What makes it OK that the US government does this?

I am a fan of economic incentives. I am the last to criticize that method of influencing people - it has proven effective (even without agenda-directed manipulation) over hundreds, perhaps thousands of years. It is the best way to harness the billions of dollars worth of human capital AND provide opportunities for people to experience different sets of cultural expectations and social behaviors.

[It goes without saying that this observation does not translate to whole-hearted adoption, nor should it. It is a comparison method only.]

[It should also go without saying that I am not a proponent of US values, per se. I appreciate the freedoms I have, but I resent many of the "freedoms" I am supposedly granted, and horrified by the lack of many of those that I am not.]
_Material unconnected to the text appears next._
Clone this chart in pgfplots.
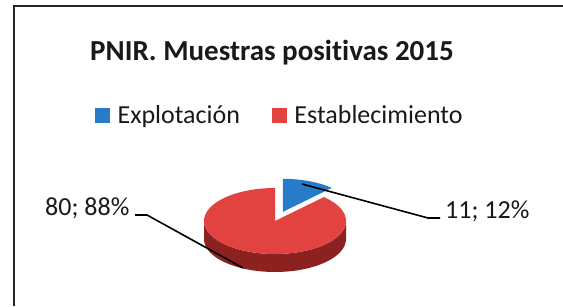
\documentclass[border=0pt]{standalone}
\usepackage{fontspec}
\setmainfont{Carlito}[Ligatures={NoCommon}]
\usepackage{pgfplots}
\pgfplotsset{compat=1.18}
\usepgfplotslibrary{fillbetween}
\definecolor{cblue}{RGB}{38,124,200}
\definecolor{cred}{RGB}{226,66,64}
\definecolor{cside}{RGB}{140,34,32}
\definecolor{ctext}{RGB}{25,25,25}
\begin{document}
\begin{tikzpicture}
% data
\def\vA{11}% Explotacion
\def\vB{80}% Establecimiento
\pgfmathsetmacro{\angA}{360*\vA/(\vA+\vB)}
\pgfmathsetmacro{\angM}{\angA/2}
\def\cx{275}\def\cy{221}\def\rx{71}\def\ry{33}\def\dd{18}
\pgfmathsetmacro{\bx}{\cx+0.3*\rx*sin(\angM)}
\pgfmathsetmacro{\by}{\cy-0.3*\ry*cos(\angM)}
\begin{axis}[
  width=563pt, height=306pt, scale only axis,
  xmin=0, xmax=563, ymin=0, ymax=306, y dir=reverse,
  hide axis,
  legend columns=2,
  legend style={at={(axis cs:92,115)}, anchor=west, draw=none, fill=none,
    font=\fontsize{26}{30}\selectfont, text=ctext,
    nodes={inner sep=0pt},
    /tikz/every odd column/.append style={column sep=8pt},
    /tikz/every even column/.append style={column sep=32pt}},
]
% border
\addplot[line width=2pt, color=black!85, forget plot] coordinates {(14,306) (14,6) (563,6)};
% blue slice (exploded)
\addplot[fill=cblue, draw=none, domain=0:\angA, samples=60, variable=\t, forget plot]
  ({\bx+\rx*sin(\t)},{\by-\ry*cos(\t)}) -- (axis cs:\bx,\by) -- cycle;
% red side
\addplot[draw=none, name path=up, domain=90:270, samples=80, variable=\t, forget plot]
  ({\cx+\rx*sin(\t)},{\cy-\ry*cos(\t)});
\addplot[draw=none, name path=lo, domain=90:270, samples=80, variable=\t, forget plot]
  ({\cx+\rx*sin(\t)},{\cy-\ry*cos(\t)+\dd});
\addplot[fill=cside, draw=none, forget plot] fill between[of=up and lo];
% red top
\addplot[fill=cred, draw=none, domain=\angA:360, samples=150, variable=\t, forget plot]
  ({\cx+\rx*sin(\t)},{\cy-\ry*cos(\t)}) -- (axis cs:\cx,\cy) -- cycle;
% leader lines
\addplot[black, line width=1.6pt, forget plot] coordinates {(135,215) (147,215) (243,268)};
\addplot[black, line width=1.6pt, forget plot] coordinates {(302,184) (428,218) (440,218)};
% labels
\node[anchor=base west, inner sep=0pt, text=ctext, font=\fontsize{26}{30}\selectfont] at (axis cs:45,215) {80; 88\%};
\node[anchor=base west, inner sep=0pt, text=ctext, font=\fontsize{26}{30}\selectfont] at (axis cs:445,218) {11; 12\%};
% title
\node[anchor=base, inner sep=0pt, text=ctext, font=\fontsize{29}{34}\selectfont\bfseries] at (axis cs:272,61) {PNIR. Muestras positivas 2015};
% legend
\addlegendimage{legend image code/.code={\fill[cblue] (0pt,-7pt) rectangle (14pt,7pt);}}
\addlegendentry{Explotación}
\addlegendimage{legend image code/.code={\fill[cred] (0pt,-7pt) rectangle (14pt,7pt);}}
\addlegendentry{Establecimiento}
\end{axis}
\pgfresetboundingbox
\path (current axis.south west) rectangle (current axis.north east);
\end{tikzpicture}
\end{document}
When Coca Cola Co. goes into Azerbaijan, for example, and they buy a building, and they hire some Azerbaijanians to work for them, there is an obvious goal - sell more Coke, make more money - and an obvious reward for reaching those goals.
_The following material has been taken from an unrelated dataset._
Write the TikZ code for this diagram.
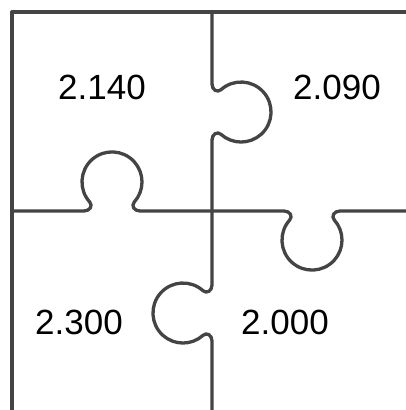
\documentclass[tikz,border=0pt]{standalone}
\usepackage{fontspec}
\setmainfont{Liberation Sans}
\definecolor{edgegray}{RGB}{68,68,68}
\begin{document}
\begin{tikzpicture}[x=1pt,y=1pt,every node/.style={font=\fontsize{35}{42}\selectfont,inner sep=0pt},
  cut/.style={draw=edgegray,line width=3.3pt,line join=round}]
\useasboundingbox (0,0) rectangle (406,410);
\clip (0,0) rectangle (406,410);
% outer frame
\draw[cut] (12,-5) -- (12,398) -- (412,398);
% horizontal cut, knob up and knob down
\draw[cut] (12,199) -- (84,199) .. controls (90,199) and (93,204.3) .. (89.7,208)
  arc[start angle=222,end angle=-42,radius=30]
  .. controls (131,204.3) and (134,199) .. (140,199) -- (284,199)
  .. controls (290,199) and (293,193.7) .. (289.7,190)
  arc[start angle=138,end angle=402,radius=30]
  .. controls (331,193.7) and (334,199) .. (340,199) -- (412,199);
% vertical cut, knob right and knob left
\draw[cut] (212,398) -- (212,326) .. controls (212,320) and (217.3,317) .. (221,320.3)
  arc[start angle=131.9,end angle=-131.9,radius=30]
  .. controls (217.3,279) and (212,276) .. (212,270) -- (212,125)
  .. controls (212,119) and (206.7,116) .. (203,119.3)
  arc[start angle=48.1,end angle=311.9,radius=30]
  .. controls (206.7,78) and (212,75) .. (212,69) -- (212,-5);
% values
\node (nw) at (102,323) {2.140};
\node (ne) at (337,323) {2.090};
\node (sw) at (79,88) {2.300};
\node (se) at (285,88) {2.000};
\end{tikzpicture}
\end{document}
But inside the Coca Cola building in Azerbaijan there is another level of incentive - adapt to the corporate culture so you can get ahead and make more money. The underlying message is that you must adopt and apply Coca Cola values (based in US/Western cultural paradigms: competition, individualism, straightforwardness - liguisitic and behavioral, friendly & horizontal attitude across all segments of hierarchy, reward & remediate rather than punish, etc.) in everything from the way you dress and say hello to your colleagues, to the way you write your memos. The ability to do this successfully catapaults you into a global reach - if you can live Coke values in Azerbaijan, you can live Coke values anywhere!

The fact that the governments of the world use "humanitarian aid" packages for the same purpose is questionable - not in its aims, but in its execution, and the completely delusional presumption that it adheres to at base: buy your friends, starve your enemies.

This is an idiotic notion. Not only because your enemies will still be your enemies, but because friends can't be bought.

They say you get what you pay for, so do you really want the kinds of friends you have to bribe?